WHAT YOU SHOULD DO: Give back exactly the lines from the beginning of the listing below to the line holding "1.287e5, 1.033e5, 0.935e5]", both ends included; the pictures stay out.

— BEGIN SUPPLIED INFORMATION —

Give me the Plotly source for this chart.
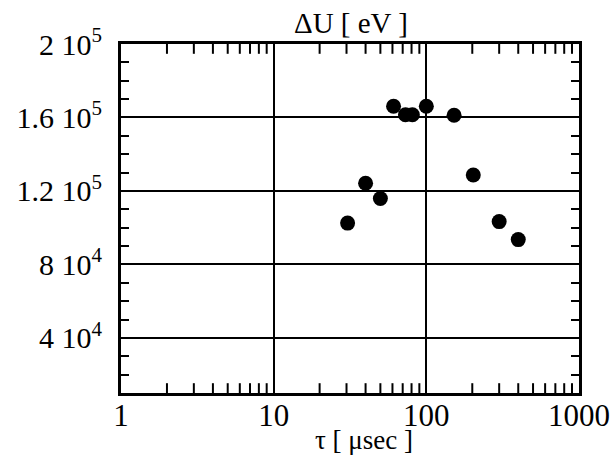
import plotly.graph_objects as go

tau_usec = [30.5, 40, 50, 61, 73, 81, 100, 152, 203, 300, 400]
delta_u_ev = [1.025e5, 1.242e5, 1.159e5, 1.661e5, 1.615e5, 1.615e5, 1.661e5, 1.612e5, 1.287e5, 1.033e5, 0.935e5]

y_range = [1e4, 2e5]
y_tickvals = [4e4, 8e4, 1.2e5, 1.6e5, 2e5]
y_ticktext = ["4 10<sup>4</sup>", "8 10<sup>4</sup>", "1.2 10<sup>5</sup>", "1.6 10<sup>5</sup>", "2 10<sup>5</sup>"]
x_minor_vals = [m * d for d in (1, 10, 100) for m in range(2, 10)]

font = "Liberation Serif, Times New Roman, serif"

fig = go.Figure()
# minor log ticks on the bottom and top frame edges (half of each mark is clipped away)
for edge in y_range:
    fig.add_trace(go.Scatter(
        x=x_minor_vals, y=[edge] * len(x_minor_vals), mode="markers",
        marker=dict(symbol="line-ns", size=14, color="black", line=dict(width=2, color="black")),
        showlegend=False, hoverinfo="skip", cliponaxis=True,
    ))
fig.add_trace(go.Scatter(
    x=tau_usec, y=delta_u_ev, mode="markers",
    marker=dict(size=15, color="black"),
    showlegend=False, cliponaxis=False,
))

fig.update_layout(
    width=611, height=462,
    margin=dict(l=121, r=32, t=44, b=69),
    paper_bgcolor="white", plot_bgcolor="white",
    font=dict(family=font, size=28, color="black"),
    annotations=[
        dict(text="ΔU [ eV ]", xref="paper", yref="paper", x=0.503, y=1.06,
             xanchor="center", yanchor="middle", showarrow=False,
             font=dict(family=font, size=29, color="black")),
        dict(text="τ [ μsec ]", xref="paper", yref="paper", x=0.5306, y=-0.135,
             xanchor="center", yanchor="middle", showarrow=False,
             font=dict(family=font, size=27, color="black")),
    ],
)

fig.update_xaxes(
    type="log", range=[0, 3], automargin=False,
    tickmode="linear", tick0=0, dtick=1, exponentformat="none",
    showgrid=True, gridcolor="black", gridwidth=2,
    showline=True, linecolor="black", linewidth=3, mirror="allticks",
    ticks="inside", ticklen=8, tickwidth=2, tickcolor="black",
    zeroline=False,
    tickfont=dict(family=font, size=31, color="black"),
    ticklabelstandoff=-7,
)
fig.update_yaxes(
    range=y_range, automargin=False,
    tickvals=y_tickvals, ticktext=y_ticktext,
    showgrid=True, gridcolor="black", gridwidth=2,
    showline=True, linecolor="black", linewidth=3, mirror="allticks",
    ticks="inside", ticklen=9, tickwidth=2, tickcolor="black",
    minor=dict(ticks="inside", ticklen=8, tickwidth=2, tickcolor="black", dtick=1e4, tick0=0, showgrid=False),
    zeroline=False,
    tickfont=dict(family=font, size=30, color="black"),
    ticklabelstandoff=10,
)

fig.write_html("out.html")
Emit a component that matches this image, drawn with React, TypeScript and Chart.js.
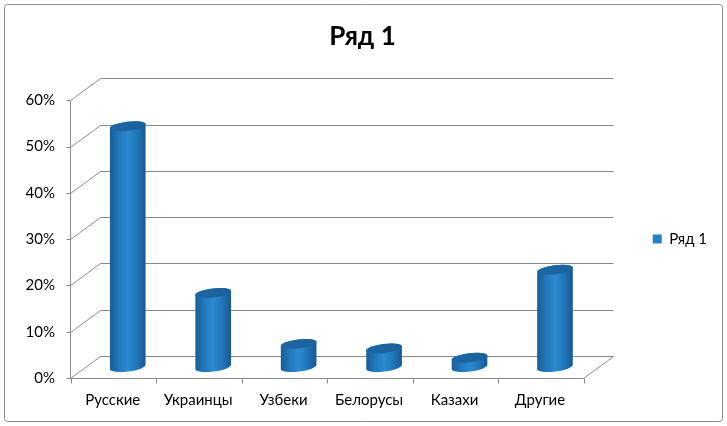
import { useEffect, useRef } from "react";
import { Chart, registerables } from "chart.js";

Chart.register(...registerables);

const categories = ["Русские", "Украинцы", "Узбеки", "Белорусы", "Казахи", "Другие"];
const shares = [52, 16, 5, 4, 2, 21];
const seriesName = "Ряд 1";
const axisMax = 60;
const axisStep = 10;

const FONT = "Lato, 'Open Sans', 'DejaVu Sans', sans-serif";
const DX = 30; // depth of the 3d box
const DY = 22;
const LINE = "#8a8a8a";

const drawCylinder = (
  ctx: CanvasRenderingContext2D,
  cx: number,
  yTop: number,
  yBot: number,
  rx: number,
  ry: number,
  rot: number
) => {
  const c = Math.cos(rot);
  const s = Math.sin(rot);
  const body = ctx.createLinearGradient(cx - rx, 0, cx + rx, 0);
  body.addColorStop(0, "#1a5c95");
  body.addColorStop(0.25, "#2178bb");
  body.addColorStop(0.5, "#2b8ad1");
  body.addColorStop(0.75, "#2076b8");
  body.addColorStop(1, "#195890");

  ctx.beginPath();
  ctx.moveTo(cx - rx * c, yTop - rx * s);
  ctx.lineTo(cx - rx * c, yBot - rx * s);
  ctx.ellipse(cx, yBot, rx, ry, rot, Math.PI, 0, true);
  ctx.lineTo(cx + rx * c, yTop + rx * s);
  ctx.ellipse(cx, yTop, rx, ry, rot, 0, Math.PI, true);
  ctx.closePath();
  ctx.fillStyle = body;
  ctx.fill();

  const top = ctx.createLinearGradient(cx - rx, 0, cx + rx, 0);
  top.addColorStop(0, "#1d67a5");
  top.addColorStop(1, "#1b619c");
  ctx.beginPath();
  ctx.ellipse(cx, yTop, rx, ry, rot, 0, Math.PI * 2);
  ctx.fillStyle = top;
  ctx.fill();
};

const frame3d = {
  id: "frame3d",
  beforeDraw(chart: any) {
    const { ctx } = chart;
    ctx.save();
    ctx.strokeStyle = "#8c8c8c";
    ctx.lineWidth = 1;
    ctx.beginPath();
    ctx.roundRect(4.5, 4.5, chart.width - 9, chart.height - 9, 3);
    ctx.stroke();
    ctx.restore();
  },
  beforeDatasetsDraw(chart: any) {
    const { ctx, chartArea, scales } = chart;
    const y = scales.y;
    const x = scales.x;
    const x0 = Math.round(chartArea.left) + 0.5;
    const x1 = Math.round(chartArea.right) + 0.5;
    const yPix = (v: number) => Math.round(y.getPixelForValue(v)) + 0.5;

    ctx.save();
    ctx.strokeStyle = LINE;
    ctx.lineWidth = 1;
    ctx.beginPath();
    y.ticks.forEach((t: any) => {
      const yy = yPix(t.value);
      ctx.moveTo(x0 - 4, yy);
      ctx.lineTo(x0, yy);
      ctx.lineTo(x0 + DX, yy - DY);
      ctx.lineTo(x1 + DX, yy - DY);
    });
    const y0 = yPix(0);
    ctx.moveTo(x0, yPix(axisMax));
    ctx.lineTo(x0, y0);
    ctx.lineTo(x1, y0);
    ctx.lineTo(x1 + DX, y0 - DY);
    const step = (x1 - x0) / categories.length;
    for (let i = 0; i <= categories.length; i++) {
      const xx = Math.round(x0 + step * i) + 0.5;
      ctx.moveTo(xx, y0);
      ctx.lineTo(xx, y0 + 5);
    }
    ctx.stroke();

    const meta = chart.getDatasetMeta(0);
    const base = y.getPixelForValue(0) - DY / 2;
    meta.data.forEach((bar: any, i: number) => {
      const cx = x.getPixelForValue(i) + DX / 2;
      const top = y.getPixelForValue(shares[i]) - DY / 2;
      drawCylinder(ctx, cx, top, base, bar.width / 2, 4.5, -0.12);
    });
    ctx.restore();
    return false;
  },
};

const App = () => {
  const chartRef = useRef<HTMLCanvasElement>(null);

  useEffect(() => {
    if (!chartRef.current) return;
    document.body.style.margin = "0";

    const chart = new Chart(chartRef.current, {
      type: "bar",
      data: {
        labels: categories,
        datasets: [
          {
            label: seriesName,
            data: shares,
            backgroundColor: "#2580c6",
            borderWidth: 0,
            categoryPercentage: 1,
            barPercentage: 0.42,
          },
        ],
      },
      options: {
        responsive: false,
        animation: false,
        devicePixelRatio: 1,
        layout: { padding: { top: 8, left: 8, right: 10, bottom: 8 } },
        plugins: {
          title: {
            display: true,
            text: seriesName,
            color: "#000",
            font: { family: FONT, size: 26, weight: "bold" },
            padding: { top: 13, bottom: 48 },
          },
          legend: {
            position: "right",
            fullSize: false,
            labels: {
              color: "#000",
              boxWidth: 9,
              boxHeight: 9,
              padding: 70,
              font: { family: FONT, size: 15 },
            },
          },
          tooltip: { enabled: false },
        },
        scales: {
          x: {
            grid: { display: false, drawTicks: false },
            border: { display: false },
            ticks: {
              color: "#000",
              padding: 13,
              font: { family: FONT, size: 15 },
            },
            afterFit: (scale: any) => {
              scale.height = 40;
            },
          },
          y: {
            min: 0,
            max: axisMax,
            grid: { display: false, drawTicks: false },
            border: { display: false },
            ticks: {
              stepSize: axisStep,
              color: "#000",
              padding: 15,
              font: { family: FONT, size: 15 },
              callback: (v: any) => v + "%",
            },
            afterFit: (scale: any) => {
              scale.width = 62;
            },
          },
        },
      },
      plugins: [frame3d],
    });

    return () => {
      chart.destroy();
    };
  }, []);

  return (
    <div style={{ width: 727, height: 426 }}>
      <canvas ref={chartRef} width={727} height={426} style={{ display: "block" }} />
    </div>
  );
};

export default App;
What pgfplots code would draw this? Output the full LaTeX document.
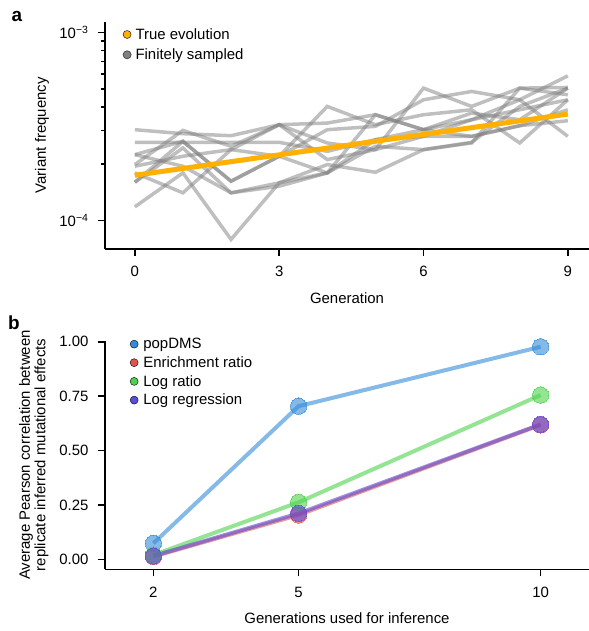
\documentclass[border=0pt]{standalone}
\usepackage{pgfplots}
\pgfplotsset{compat=1.18}
\usepackage{fontspec}
\setmainfont{Liberation Sans}

\definecolor{trueorange}{RGB}{255,176,0}
\definecolor{sampgray}{RGB}{128,128,128}
\definecolor{popblue}{RGB}{52,140,216}
\definecolor{enrred}{RGB}{224,86,76}
\definecolor{lrgreen}{RGB}{76,210,76}
\definecolor{regpurple}{RGB}{90,76,220}

\pgfplotsset{
  panel/.style={
    scale only axis,
    axis lines=left,
    axis line style={-, line width=1.5bp},
    tick align=outside,
    major tick length=7bp,
    minor tick length=4bp,
    every tick/.style={black, line width=1.5bp},
    xticklabel style={yshift=-7bp},
    yticklabel style={xshift=-6bp},
    enlargelimits=false,
    clip=false,
    legend cell align=left,
    legend image code/.code={\draw[#1] (0bp,0bp) circle (4bp);},
  },
  samp/.style={sampgray, opacity=0.5, line width=3.5bp, forget plot},
  bplot/.style={#1, line width=4bp, opacity=0.6, mark=*, mark size=8.2bp,
    mark options={fill=#1, draw=#1, line width=0bp}, forget plot},
}

\begin{document}
\begin{tikzpicture}[font=\fontsize{15}{18}\selectfont]
\path[use as bounding box] (0,0) rectangle (589bp,631bp);

% panel a
\begin{axis}[panel,
  at={(105bp,382bp)}, anchor=south west,
  width=484bp, height=227.3bp,
  xmin=-0.62, xmax=9.44,
  ymode=log, ymin=7.05e-5, ymax=1.138e-3,
  xtick={0,3,6,9}, xticklabels={0,3,6,9},
  ytick={1e-4,1e-3}, yticklabels={10\textsuperscript{−4},10\textsuperscript{−3}},
  yminorticks=true,
  xlabel={Generation}, ylabel={Variant frequency},
  xlabel style={at={(axis description cs:0.5,-0.2156)}, anchor=center},
  ylabel style={at={(axis description cs:-0.13,0.5)}, anchor=center},
  legend style={draw=none, fill=none, at={(0.03,0.985)}, anchor=north west,
    row sep=6bp, nodes={inner ysep=1bp, inner xsep=4bp}},
]
\addplot[samp] coordinates {(0,3.036e-4) (1,2.891e-4) (2,2.821e-4) (3,3.227e-4) (4,3.293e-4) (5,3.646e-4) (6,3.036e-4) (7,3.429e-4) (8,3.875e-4) (9,4.378e-4)};
\addplot[samp] coordinates {(0,2.601e-4) (1,2.601e-4) (2,2.601e-4) (3,2.601e-4) (4,2.330e-4) (5,2.687e-4) (6,2.798e-4) (7,2.798e-4) (8,3.187e-4) (9,3.388e-4)};
\addplot[samp] coordinates {(0,2.237e-4) (1,2.633e-4) (2,1.616e-4) (3,2.193e-4) (4,3.036e-4) (5,3.162e-4) (6,4.378e-4) (7,4.847e-4) (8,4.378e-4) (9,2.798e-4)};
\addplot[samp] coordinates {(0,1.981e-4) (1,3.011e-4) (2,2.477e-4) (3,3.227e-4) (4,2.105e-4) (5,2.378e-4) (6,5.048e-4) (7,4.036e-4) (8,5.048e-4) (9,4.653e-4)};
\addplot[samp] coordinates {(0,1.596e-4) (1,2.427e-4) (2,1.402e-4) (3,1.520e-4) (4,1.789e-4) (5,2.687e-4) (6,3.036e-4) (7,3.721e-4) (8,3.429e-4) (9,5.048e-4)};
\addplot[samp] coordinates {(0,1.596e-4) (1,2.633e-4) (2,1.616e-4) (3,2.193e-4) (4,4.036e-4) (5,3.227e-4) (6,3.646e-4) (7,3.875e-4) (8,2.580e-4) (9,4.378e-4)};
\addplot[samp] coordinates {(0,1.181e-4) (1,1.789e-4) (2,0.793e-4) (3,1.584e-4) (4,1.981e-4) (5,1.804e-4) (6,2.378e-4) (7,2.601e-4) (8,4.036e-4) (9,5.048e-4)};
\addplot[samp] coordinates {(0,1.789e-4) (1,1.402e-4) (2,2.378e-4) (3,3.227e-4) (4,2.580e-4) (5,2.378e-4) (6,2.798e-4) (7,3.429e-4) (8,4.378e-4) (9,5.867e-4)};
\addplot[samp] coordinates {(0,1.941e-4) (1,2.193e-4) (2,2.378e-4) (3,2.193e-4) (4,1.789e-4) (5,3.646e-4) (6,3.036e-4) (7,2.798e-4) (8,3.187e-4) (9,3.875e-4)};
\addplot[samp] coordinates {(0,2.237e-4) (1,1.941e-4) (2,1.402e-4) (3,1.584e-4) (4,1.789e-4) (5,2.477e-4) (6,2.378e-4) (7,2.580e-4) (8,5.048e-4) (9,5.089e-4)};
\addplot[trueorange, line width=5bp, forget plot] coordinates {(0,1.738e-4) (1,1.889e-4) (2,2.053e-4) (3,2.231e-4) (4,2.424e-4) (5,2.635e-4) (6,2.864e-4) (7,3.112e-4) (8,3.382e-4) (9,3.675e-4)};
\addlegendimage{fill=trueorange, draw=none}
\addlegendentry{True evolution}
\addlegendimage{fill=sampgray, draw=black!70, line width=0.8bp}
\addlegendentry{Finitely sampled}
\end{axis}
\node[font=\fontsize{19}{19}\selectfont\bfseries] at (17bp,614bp) {a};

% panel b
\begin{axis}[panel,
  at={(105bp,61.7bp)}, anchor=south west,
  width=484bp, height=228.6bp,
  xmin=1, xmax=11, ymin=-0.046, ymax=1.005,
  xtick={2,5,10}, xticklabels={2,5,10},
  ytick={0,0.25,0.5,0.75,1}, yticklabels={0.00,0.25,0.50,0.75,1.00},
  xlabel={Generations used for inference},
  ylabel={Average Pearson correlation between\\replicate inferred mutational effects},
  xlabel style={at={(axis description cs:0.5,-0.215)}, anchor=center},
  ylabel style={at={(axis description cs:-0.147,0.5)}, anchor=center, align=center,
    font=\fontsize{15}{15.5}\selectfont},
  legend style={draw=none, fill=none, at={(0.045,1.025)}, anchor=north west,
    row sep=4.4bp, nodes={inner ysep=1bp, inner xsep=5bp}},
]
\addplot[bplot=popblue] coordinates {(2,0.0735) (5,0.704) (10,0.977)};
\addplot[bplot=enrred] coordinates {(2,0.013) (5,0.204) (10,0.618)};
\addplot[bplot=lrgreen] coordinates {(2,0.020) (5,0.262) (10,0.755)};
\addplot[bplot=regpurple] coordinates {(2,0.015) (5,0.211) (10,0.620)};
\addlegendimage{fill=popblue, draw=none}
\addlegendentry{popDMS}
\addlegendimage{fill=enrred, draw=none}
\addlegendentry{Enrichment ratio}
\addlegendimage{fill=lrgreen, draw=none}
\addlegendentry{Log ratio}
\addlegendimage{fill=regpurple, draw=none}
\addlegendentry{Log regression}
\end{axis}
\node[font=\fontsize{19}{19}\selectfont\bfseries] at (14bp,308bp) {b};
\end{tikzpicture}
\end{document}
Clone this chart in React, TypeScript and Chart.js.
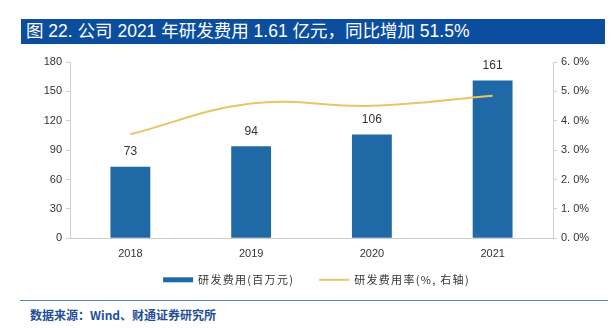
import React, { useEffect, useRef } from "react";
import { Chart, registerables } from "chart.js";

Chart.register(...registerables);

const categories = ["2018", "2019", "2020", "2021"];
const rdExpense = [73, 94, 106, 161];
const rdRate = [3.54, 4.59, 4.51, 4.85];
const seriesNames = ["研发费用(百万元)", "研发费用率(%, 右轴)"];
const titleText = "图 22. 公司 2021 年研发费用 1.61 亿元，同比增加 51.5%";
const sourceText = "数据来源：Wind、财通证券研究所";

const BAR_COLOR = "#1F69A6";
const LINE_COLOR = "#E6C567";
const AXIS_COLOR = "#D0D0D0";
const FONT = "'Liberation Sans', 'Noto Sans CJK SC', sans-serif";
const CJK = "'Noto Sans CJK SC', sans-serif";

const dataLabels = {
  id: "dataLabels",
  afterDatasetsDraw(chart: any) {
    const ctx = chart.ctx;
    const meta = chart.getDatasetMeta(0);
    ctx.save();
    ctx.font = "12px " + FONT;
    ctx.fillStyle = "#333";
    ctx.textAlign = "center";
    ctx.textBaseline = "middle";
    meta.data.forEach((el: any, i: number) => {
      ctx.fillText(String(rdExpense[i]), el.x, el.y - 15);
    });
    ctx.restore();
  },
};

const customLegend = {
  id: "customLegend",
  afterDraw(chart: any) {
    const ctx = chart.ctx;
    const area = chart.chartArea;
    const y = area.bottom + 41.5;
    const boxW = 30;
    const gapBoxText = 5;
    const gapItems = 25;
    ctx.save();
    ctx.font = "11px " + CJK;
    (ctx as any).letterSpacing = "1.3px";
    const w0 = ctx.measureText(seriesNames[0]).width;
    const w1 = ctx.measureText(seriesNames[1]).width;
    const total = boxW + gapBoxText + w0 + gapItems + boxW + gapBoxText + w1;
    let x = (area.left + area.right) / 2 - total / 2 + 5;
    ctx.fillStyle = BAR_COLOR;
    ctx.fillRect(x, y - 2.5, boxW, 5);
    x += boxW + gapBoxText;
    ctx.fillStyle = "#333";
    ctx.textBaseline = "middle";
    ctx.textAlign = "left";
    ctx.fillText(seriesNames[0], x, y);
    x += w0 + gapItems;
    ctx.strokeStyle = LINE_COLOR;
    ctx.lineWidth = 2;
    ctx.beginPath();
    ctx.moveTo(x, y);
    ctx.lineTo(x + boxW, y);
    ctx.stroke();
    x += boxW + gapBoxText;
    ctx.fillText(seriesNames[1], x, y);
    ctx.restore();
  },
};

export default function App() {
  const ref = useRef<HTMLCanvasElement>(null);
  useEffect(() => {
    document.body.style.margin = "0";
    const chart = new Chart(ref.current!, {
      type: "bar",
      data: {
        labels: categories,
        datasets: [
          {
            type: "bar",
            label: seriesNames[0],
            data: rdExpense,
            backgroundColor: BAR_COLOR,
            yAxisID: "y",
            categoryPercentage: 1,
            barPercentage: 0.33,
            order: 2,
          },
          {
            type: "line",
            label: seriesNames[1],
            data: rdRate,
            borderColor: LINE_COLOR,
            backgroundColor: LINE_COLOR,
            borderWidth: 2,
            pointRadius: 0,
            tension: 0.4,
            yAxisID: "y1",
            order: 1,
          },
        ],
      },
      options: {
        responsive: false,
        animation: false,
        layout: { padding: { top: 12, left: 0, right: 0, bottom: 38.5 } },
        plugins: {
          tooltip: { enabled: false },
          legend: { display: false },
        },
        scales: {
          x: {
            grid: { display: false },
            border: { display: true, color: AXIS_COLOR, width: 1 },
            ticks: { color: "#333", font: { family: FONT, size: 11 }, padding: 1 },
          },
          y: {
            position: "left",
            min: 0,
            max: 180,
            ticks: { stepSize: 30, color: "#333", font: { family: FONT, size: 11 }, padding: 4 },
            grid: { drawOnChartArea: false, tickLength: 4, color: AXIS_COLOR },
            border: { color: AXIS_COLOR },
            afterFit: (s: any) => {
              s.width = 50;
            },
          },
          y1: {
            position: "right",
            min: 0,
            max: 6,
            ticks: {
              stepSize: 1,
              color: "#333",
              font: { family: FONT, size: 11 },
              padding: 4,
              callback: (v: any) => Number(v).toFixed(1).replace(".", ". ") + "%",
            },
            grid: { drawOnChartArea: false, tickLength: 4, color: AXIS_COLOR },
            border: { color: AXIS_COLOR },
            afterFit: (s: any) => {
              s.width = 47;
            },
          },
        },
      },
      plugins: [dataLabels, customLegend],
    } as any);
    return () => chart.destroy();
  }, []);

  return (
    <div style={{ position: "relative", width: 613, height: 328, background: "#fff", overflow: "hidden" }}>
      <div
        style={{
          position: "absolute",
          left: 21,
          top: 19,
          width: 584,
          height: 25,
          background: "#0B4E9E",
          color: "#fff",
          fontFamily: FONT,
          fontSize: 17.5,
          lineHeight: "25px",
          paddingLeft: 5,
          boxSizing: "border-box",
          whiteSpace: "nowrap",
        }}
      >
        {titleText}
      </div>
      <canvas ref={ref} width={580} height={250} style={{ position: "absolute", left: 20, top: 50 }} />
      <div
        style={{
          position: "absolute",
          left: 20,
          top: 300,
          width: 588,
          height: 0,
          borderTop: "1.5px solid #4F86C6",
        }}
      />
      <div
        style={{
          position: "absolute",
          left: 30,
          top: 306,
          fontFamily: CJK,
          fontWeight: 700,
          fontSize: 12,
          color: "#1F4E9A",
          lineHeight: "18px",
          whiteSpace: "nowrap",
        }}
      >
        {sourceText}
      </div>
    </div>
  );
}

— END SUPPLIED INFORMATION —

RIGHT ANSWER:
Give me the Plotly source for this chart.
import plotly.graph_objects as go

tau_usec = [30.5, 40, 50, 61, 73, 81, 100, 152, 203, 300, 400]
delta_u_ev = [1.025e5, 1.242e5, 1.159e5, 1.661e5, 1.615e5, 1.615e5, 1.661e5, 1.612e5, 1.287e5, 1.033e5, 0.935e5]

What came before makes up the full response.